Instructions for the task: Reproduce the listing below exactly, beginning with its first line and ending with the line that holds "const cornerX = [574, 503, 432];"; pictures are not part of the copy.

--

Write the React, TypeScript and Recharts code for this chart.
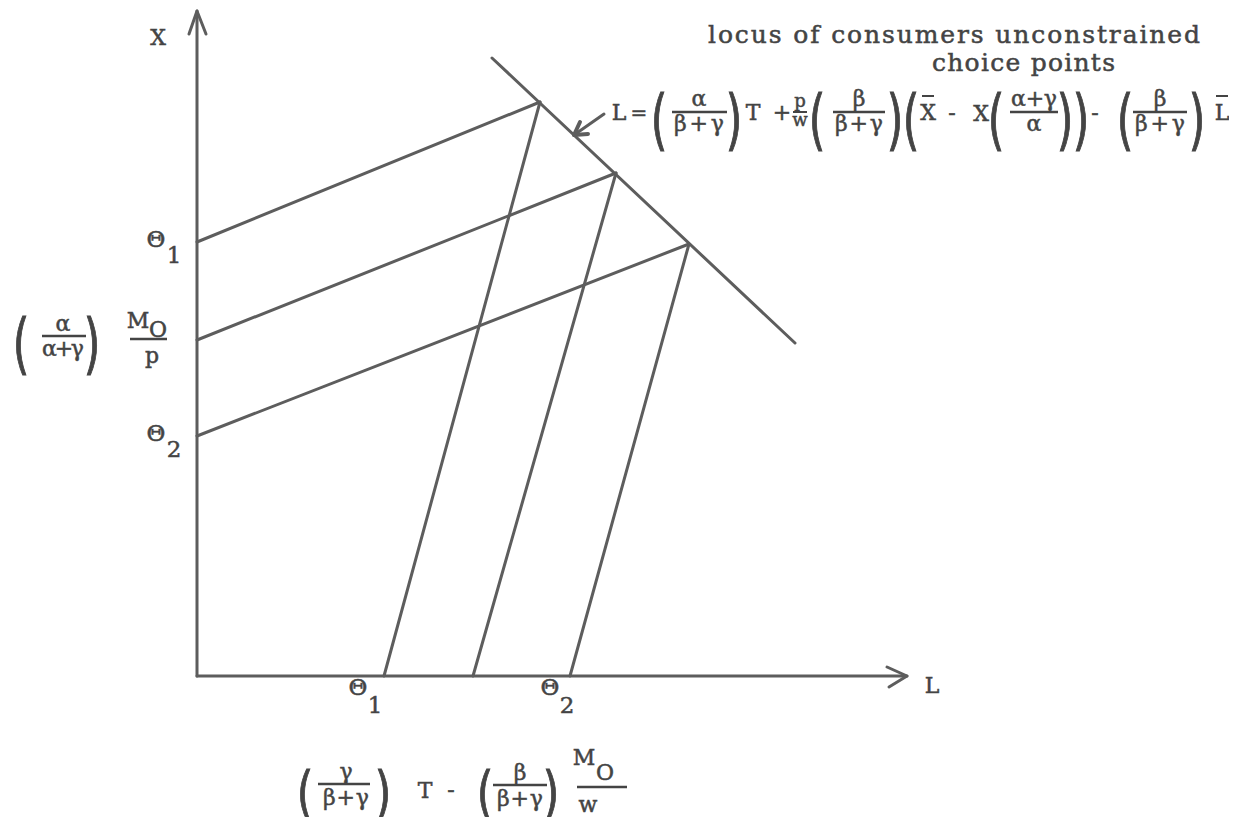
import React from 'react';
import { LineChart, Line, XAxis, YAxis, Customized } from 'recharts';

const FONT = '"DejaVu Serif", "Liberation Serif", serif';
const INK = '#444444';
const LINE_INK = '#5d5d5d';

// Locus of unconstrained choice points, as (L, X) end points
const locusL = [295, 598];
const locusX = [618, 333];

// Choice points on the locus reached by each pair of constraints
const cornerL = [343, 419, 492];
const cornerX = [574, 503, 432];

// Where the goods constraints meet the X axis, and the time constraints meet the L axis
const xIntercepts = [434, 336, 240];
const lIntercepts = [187, 276, 373];

// Axis lines and arrow heads
const xAxisLineL = [0, 0];
const xAxisLineX = [0, 665];
const lAxisLineL = [0, 710];
const lAxisLineX = [0, 0];
const xArrowL = [-8, 0, 9];
const xArrowX = [642, 665, 642];
const lArrowL = [690, 710, 692];
const lArrowX = [9, 0, -11];

// Pointer from the formula to the locus
const pointerL = [407, 377];
const pointerX = [562, 541];
const pointerHeadL = [391, 377, 383];
const pointerHeadX = [542, 541, 554];

// Tick values and their labels
const yTickValues = [434, 336, 240];
const yTickLabels = ['Θ_1', 'M_0/p', 'Θ_2'];
const lTickValues = [170, 265, 362];
const lTickLabels = ['Θ_1', 'T-M_0/w', 'Θ_2'];

const pts = (ls: number[], xs: number[]) => ls.map((x, i) => ({ x, y: xs[i] }));

const goodsConstraints = cornerL.map((l, i) => [
  { x: 0, y: xIntercepts[i] },
  { x: l, y: cornerX[i] },
]);
const timeConstraints = cornerL.map((l, i) => [
  { x: l, y: cornerX[i] },
  { x: lIntercepts[i], y: 0 },
]);

const Txt = ({ x, y, size = 22, anchor = 'middle', len, children }: any) => (
  <text
    x={x}
    y={y}
    fontFamily={FONT}
    fontSize={size}
    fill={INK}
    stroke={INK}
    strokeWidth={0.5}
    textAnchor={anchor}
    textLength={len}
    lengthAdjust={len ? 'spacing' : undefined}
  >
    {children}
  </text>
);

// Tall bracket, stretched vertically around a fraction
const Paren = ({ cx, cy, h, close = false }: any) => {
  const fs = 34;
  const sy = h / (fs * 1.15);
  return (
    <text
      transform={`translate(${cx},${cy}) scale(1.25,${sy})`}
      x={0}
      y={11}
      fontFamily='"DejaVu Sans", sans-serif'
      fontSize={fs}
      fill={INK}
      stroke={INK}
      strokeWidth={0.6}
      textAnchor="middle"
    >
      {close ? ')' : '('}
    </text>
  );
};

const Bar = ({ x1, x2, y, w = 2.5 }: any) => (
  <line x1={x1} x2={x2} y1={y} y2={y} stroke={INK} strokeWidth={w} />
);

const Frac = ({ cx, x1, x2, barY, num, den, numLen, denLen, numDy = -6, denDy = 19 }: any) => (
  <g>
    <Txt x={cx} y={barY + numDy} len={numLen}>{num}</Txt>
    <Bar x1={x1} x2={x2} y={barY} />
    <Txt x={cx} y={barY + denDy} len={denLen}>{den}</Txt>
  </g>
);

const YTick = (props: any) => {
  const { x, y, payload } = props;
  const label = yTickLabels[yTickValues.indexOf(payload.value)];
  if (label === 'M_0/p') {
    return (
      <g>
        <Paren cx={x - 146} cy={y + 5} h={75} />
        <Frac cx={x - 104} x1={x - 125} x2={x - 81} barY={y - 4} num="α" den="α+γ" denLen={42} numDy={-5} denDy={20} />
        <Paren cx={x - 75} cy={y + 5} h={75} close />
        <Txt x={x - 29} y={y - 12}>M</Txt>
        <Txt x={x - 9} y={y - 3}>O</Txt>
        <Bar x1={x - 37} x2={x} y={y - 1} />
        <Txt x={x - 15} y={y + 23}>p</Txt>
      </g>
    );
  }
  const [sym, sub] = label.split('_');
  return (
    <g>
      <Txt x={x - 11} y={y + 5} size={23}>{sym}</Txt>
      <Txt x={x + 7} y={y + 21} size={23}>{sub}</Txt>
    </g>
  );
};

const LTick = (props: any) => {
  const { x, y, payload } = props;
  const label = lTickLabels[lTickValues.indexOf(payload.value)];
  if (label === 'T-M_0/w') {
    return (
      <g>
        <Paren cx={x - 157} cy={y + 97} h={66} />
        <Frac cx={x - 116} x1={x - 144} x2={x - 92} barY={y + 88} num="γ" den="β+γ" denLen={46} numDy={-5} denDy={21} />
        <Paren cx={x - 79} cy={y + 97} h={66} close />
        <Txt x={x - 37} y={y + 102}>T</Txt>
        <Txt x={x - 11} y={y + 101}>-</Txt>
        <Paren cx={x + 23} cy={y + 97} h={66} />
        <Frac cx={x + 58} x1={x + 31} x2={x + 85} barY={y + 89} num="β" den="β+γ" denLen={46} numDy={-5} denDy={21} />
        <Paren cx={x + 89} cy={y + 97} h={66} close />
        <Txt x={x + 122} y={y + 69}>M</Txt>
        <Txt x={x + 143} y={y + 84}>O</Txt>
        <Bar x1={x + 115} x2={x + 165} y={y + 91} />
        <Txt x={x + 126} y={y + 116}>w</Txt>
      </g>
    );
  }
  const [sym, sub] = label.split('_');
  return (
    <g>
      <Txt x={x - 9} y={y - 1} size={23}>{sym}</Txt>
      <Txt x={x + 8} y={y + 17} size={23}>{sub}</Txt>
    </g>
  );
};

// Axis titles, the locus caption and the locus formula
const Annotations = () => (
  <g>
    <Txt x={158} y={45}>X</Txt>
    <Txt x={932} y={693}>L</Txt>

    <Txt x={708} y={43} size={25} anchor="start" len={492}>locus of consumers unconstrained</Txt>
    <Txt x={932} y={71} size={25} anchor="start" len={183}>choice points</Txt>

    <Txt x={619} y={120}>L</Txt>
    <Txt x={639} y={120} size={20}>=</Txt>
    <Paren cx={659} cy={121} h={76} />
    <Frac cx={699} x1={672} x2={727} barY={112} num="α" den="β+γ" denLen={50} />
    <Paren cx={734} cy={121} h={76} close />
    <Txt x={753} y={120}>T</Txt>
    <Txt x={782} y={120}>+</Txt>
    <Txt x={800} y={107} size={18}>p</Txt>
    <Bar x1={793} x2={807} y={112} w={2} />
    <Txt x={800} y={126} size={18}>w</Txt>
    <Paren cx={817} cy={121} h={76} />
    <Frac cx={859} x1={833} x2={885} barY={112} num="β" den="β+γ" denLen={48} />
    <Paren cx={895} cy={121} h={76} close />
    <Paren cx={911} cy={121} h={76} />
    <Txt x={928} y={120}>X</Txt>
    <Bar x1={922} x2={934} y={96} w={2} />
    <Txt x={952} y={120}>-</Txt>
    <Txt x={981} y={121}>X</Txt>
    <Paren cx={996} cy={121} h={76} />
    <Frac cx={1034} x1={1010} x2={1058} barY={112} num="α+γ" den="α" numLen={46} />
    <Paren cx={1065} cy={121} h={76} close />
    <Paren cx={1081} cy={121} h={76} close />
    <Txt x={1095} y={120}>-</Txt>
    <Paren cx={1125} cy={121} h={76} />
    <Frac cx={1160} x1={1133} x2={1187} barY={112} num="β" den="β+γ" denLen={50} />
    <Paren cx={1197} cy={121} h={76} close />
    <Txt x={1222} y={120}>L</Txt>
    <Bar x1={1216} x2={1228} y={96} w={2} />
  </g>
);

const lineProps = {
  dataKey: 'y',
  stroke: LINE_INK,
  strokeWidth: 3,
  dot: false,
  activeDot: false,
  isAnimationActive: false,
  type: 'linear' as const,
  strokeLinejoin: 'round' as const,
  strokeLinecap: 'round' as const,
};

export default function App() {
  return (
    <div style={{ margin: -8, background: '#ffffff' }}>
      <LineChart width={1237} height={825} margin={{ top: 10, right: 310, bottom: 0, left: 0 }}>
        <XAxis
          type="number"
          dataKey="x"
          domain={[-30, 730]}
          ticks={lTickValues}
          interval={0}
          height={129}
          axisLine={false}
          tickLine={false}
          tickSize={0}
          tickMargin={0}
          tick={<LTick />}
        />
        <YAxis
          type="number"
          dataKey="y"
          domain={[-20, 666]}
          ticks={yTickValues}
          interval={0}
          width={167}
          axisLine={false}
          tickLine={false}
          tickSize={0}
          tickMargin={0}
          tick={<YTick />}
        />

        <Line {...lineProps} data={pts(xAxisLineL, xAxisLineX)} />
        <Line {...lineProps} data={pts(lAxisLineL, lAxisLineX)} />
        <Line {...lineProps} data={pts(xArrowL, xArrowX)} />
        <Line {...lineProps} data={pts(lArrowL, lArrowX)} />

        <Line {...lineProps} data={pts(locusL, locusX)} />
        {goodsConstraints.map((d, i) => (
          <Line key={`g${i}`} {...lineProps} data={d} />
        ))}
        {timeConstraints.map((d, i) => (
          <Line key={`t${i}`} {...lineProps} data={d} />
        ))}

        <Line {...lineProps} data={pts(pointerL, pointerX)} />
        <Line {...lineProps} strokeWidth={4} data={pts(pointerHeadL, pointerHeadX)} />

        <Customized component={Annotations} />
      </LineChart>
    </div>
  );
}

--

Full answer:
Write the React, TypeScript and Recharts code for this chart.
import React from 'react';
import { LineChart, Line, XAxis, YAxis, Customized } from 'recharts';

const FONT = '"DejaVu Serif", "Liberation Serif", serif';
const INK = '#444444';
const LINE_INK = '#5d5d5d';

// Locus of unconstrained choice points, as (L, X) end points
const locusL = [295, 598];
const locusX = [618, 333];

// Choice points on the locus reached by each pair of constraints
const cornerL = [343, 419, 492];
const cornerX = [574, 503, 432];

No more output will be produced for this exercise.